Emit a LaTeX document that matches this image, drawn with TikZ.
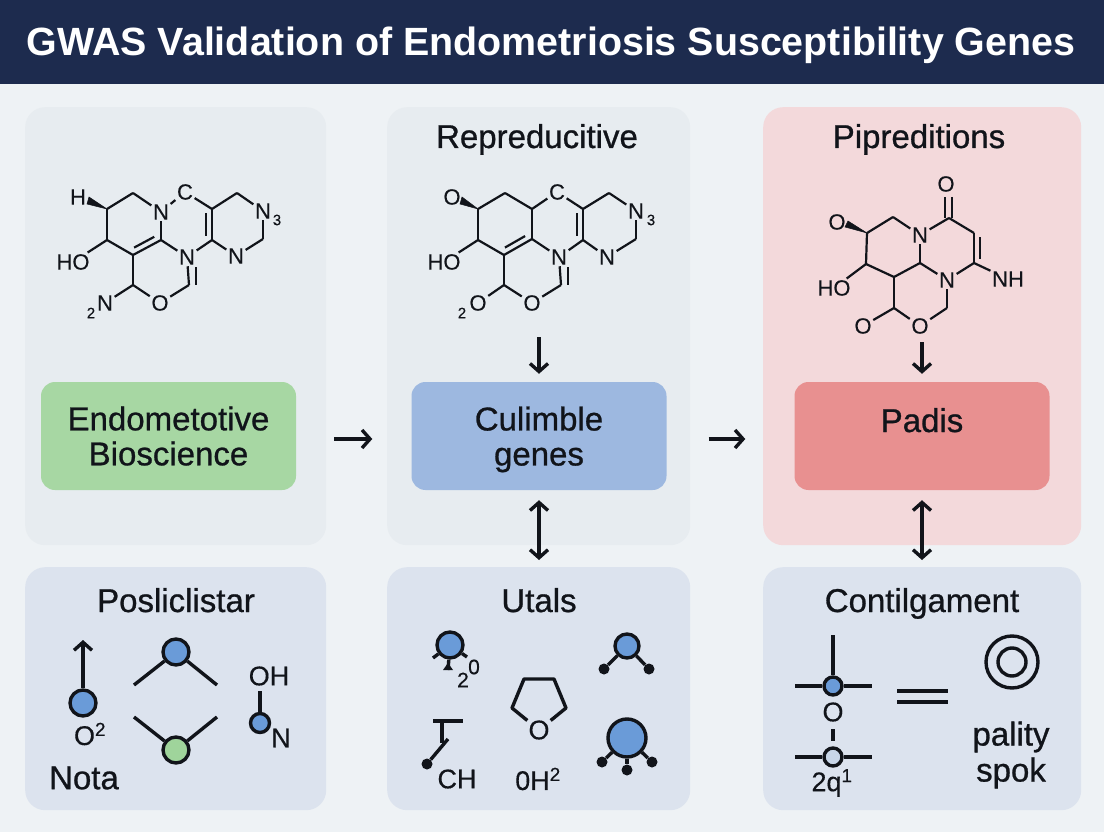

************

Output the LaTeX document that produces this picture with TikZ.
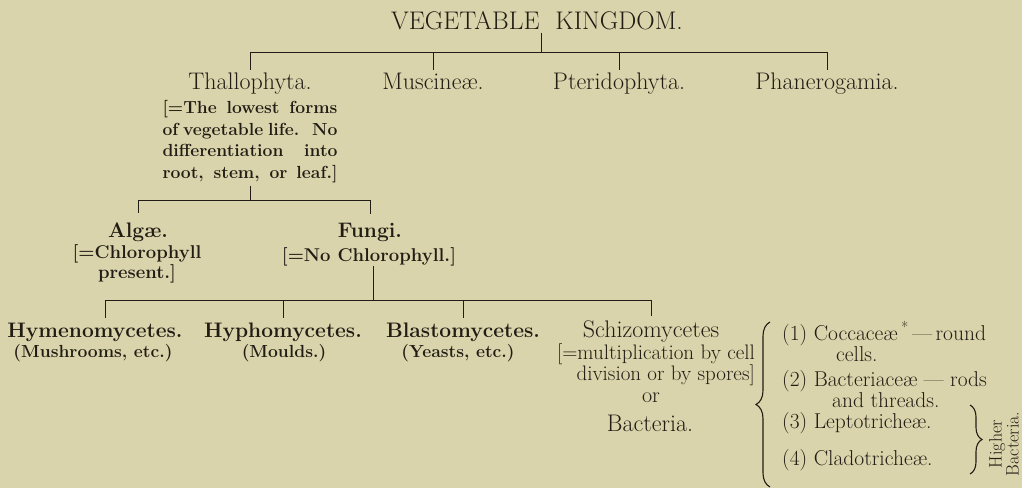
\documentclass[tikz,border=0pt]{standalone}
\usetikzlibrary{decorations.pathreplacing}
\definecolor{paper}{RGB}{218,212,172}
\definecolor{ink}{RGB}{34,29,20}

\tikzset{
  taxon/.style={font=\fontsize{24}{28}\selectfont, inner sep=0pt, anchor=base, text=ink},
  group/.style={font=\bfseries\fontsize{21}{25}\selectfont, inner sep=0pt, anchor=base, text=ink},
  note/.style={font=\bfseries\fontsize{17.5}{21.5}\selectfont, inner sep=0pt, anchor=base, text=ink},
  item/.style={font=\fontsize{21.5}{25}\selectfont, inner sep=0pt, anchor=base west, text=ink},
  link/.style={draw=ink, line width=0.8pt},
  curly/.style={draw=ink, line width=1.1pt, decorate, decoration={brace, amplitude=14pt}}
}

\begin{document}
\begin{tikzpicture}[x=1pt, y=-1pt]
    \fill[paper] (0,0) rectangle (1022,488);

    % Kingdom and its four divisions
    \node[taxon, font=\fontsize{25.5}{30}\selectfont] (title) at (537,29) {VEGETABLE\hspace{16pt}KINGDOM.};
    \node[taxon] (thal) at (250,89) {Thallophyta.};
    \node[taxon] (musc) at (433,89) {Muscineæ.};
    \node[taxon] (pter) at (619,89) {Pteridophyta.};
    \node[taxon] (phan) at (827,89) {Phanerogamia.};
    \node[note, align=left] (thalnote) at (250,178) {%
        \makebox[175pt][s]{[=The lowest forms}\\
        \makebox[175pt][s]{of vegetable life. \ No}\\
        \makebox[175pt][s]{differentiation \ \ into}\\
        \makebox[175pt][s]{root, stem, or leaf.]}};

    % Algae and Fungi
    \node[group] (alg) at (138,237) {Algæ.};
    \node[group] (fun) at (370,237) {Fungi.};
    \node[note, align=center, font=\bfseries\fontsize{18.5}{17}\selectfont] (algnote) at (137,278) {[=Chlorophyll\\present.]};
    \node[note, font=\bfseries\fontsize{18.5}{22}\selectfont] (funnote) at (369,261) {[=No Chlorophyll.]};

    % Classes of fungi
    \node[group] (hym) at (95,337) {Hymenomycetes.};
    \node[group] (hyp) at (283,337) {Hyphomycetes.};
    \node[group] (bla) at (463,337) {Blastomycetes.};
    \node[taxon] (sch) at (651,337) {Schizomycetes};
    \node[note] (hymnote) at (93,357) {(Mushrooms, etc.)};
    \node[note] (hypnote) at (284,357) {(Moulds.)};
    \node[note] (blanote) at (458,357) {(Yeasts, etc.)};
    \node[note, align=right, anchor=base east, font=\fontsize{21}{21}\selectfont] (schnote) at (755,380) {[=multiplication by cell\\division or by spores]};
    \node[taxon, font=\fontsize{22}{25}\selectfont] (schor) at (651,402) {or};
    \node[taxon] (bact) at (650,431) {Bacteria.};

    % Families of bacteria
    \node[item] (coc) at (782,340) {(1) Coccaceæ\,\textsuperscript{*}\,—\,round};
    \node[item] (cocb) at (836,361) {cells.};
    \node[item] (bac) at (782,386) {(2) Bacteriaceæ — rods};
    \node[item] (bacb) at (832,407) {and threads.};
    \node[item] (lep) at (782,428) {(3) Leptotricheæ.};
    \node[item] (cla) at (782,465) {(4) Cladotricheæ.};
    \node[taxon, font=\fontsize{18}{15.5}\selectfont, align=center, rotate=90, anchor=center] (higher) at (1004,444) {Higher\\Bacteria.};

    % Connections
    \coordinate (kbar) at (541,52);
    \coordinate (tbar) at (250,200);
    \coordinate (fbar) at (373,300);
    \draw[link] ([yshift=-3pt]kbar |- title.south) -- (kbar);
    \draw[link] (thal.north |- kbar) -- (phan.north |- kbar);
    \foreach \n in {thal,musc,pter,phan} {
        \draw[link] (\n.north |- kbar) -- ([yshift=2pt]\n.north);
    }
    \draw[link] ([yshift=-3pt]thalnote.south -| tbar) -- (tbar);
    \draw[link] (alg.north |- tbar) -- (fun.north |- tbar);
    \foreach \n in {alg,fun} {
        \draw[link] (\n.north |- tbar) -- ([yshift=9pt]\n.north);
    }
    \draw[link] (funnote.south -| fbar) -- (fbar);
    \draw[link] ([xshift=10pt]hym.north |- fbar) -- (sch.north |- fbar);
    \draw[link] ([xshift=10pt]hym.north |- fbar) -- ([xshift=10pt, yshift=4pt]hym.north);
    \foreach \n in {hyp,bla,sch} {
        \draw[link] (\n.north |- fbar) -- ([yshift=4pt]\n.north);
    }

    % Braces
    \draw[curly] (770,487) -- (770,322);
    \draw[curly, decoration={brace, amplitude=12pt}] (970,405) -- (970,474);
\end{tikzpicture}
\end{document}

************

| PROBLEM DESCRIPTION |
Print exactly what appears from the line holding "Output the LaTeX" down to the line holding "(0,0) rectangle (1022,488);", both ends kept, leaving out the pictures.

| EXERCISE ANSWER |
Output the LaTeX document that produces this picture with TikZ.
\documentclass[tikz,border=0pt]{standalone}
\usetikzlibrary{decorations.pathreplacing}
\definecolor{paper}{RGB}{218,212,172}
\definecolor{ink}{RGB}{34,29,20}

\tikzset{
  taxon/.style={font=\fontsize{24}{28}\selectfont, inner sep=0pt, anchor=base, text=ink},
  group/.style={font=\bfseries\fontsize{21}{25}\selectfont, inner sep=0pt, anchor=base, text=ink},
  note/.style={font=\bfseries\fontsize{17.5}{21.5}\selectfont, inner sep=0pt, anchor=base, text=ink},
  item/.style={font=\fontsize{21.5}{25}\selectfont, inner sep=0pt, anchor=base west, text=ink},
  link/.style={draw=ink, line width=0.8pt},
  curly/.style={draw=ink, line width=1.1pt, decorate, decoration={brace, amplitude=14pt}}
}

\begin{document}
\begin{tikzpicture}[x=1pt, y=-1pt]
    \fill[paper] (0,0) rectangle (1022,488);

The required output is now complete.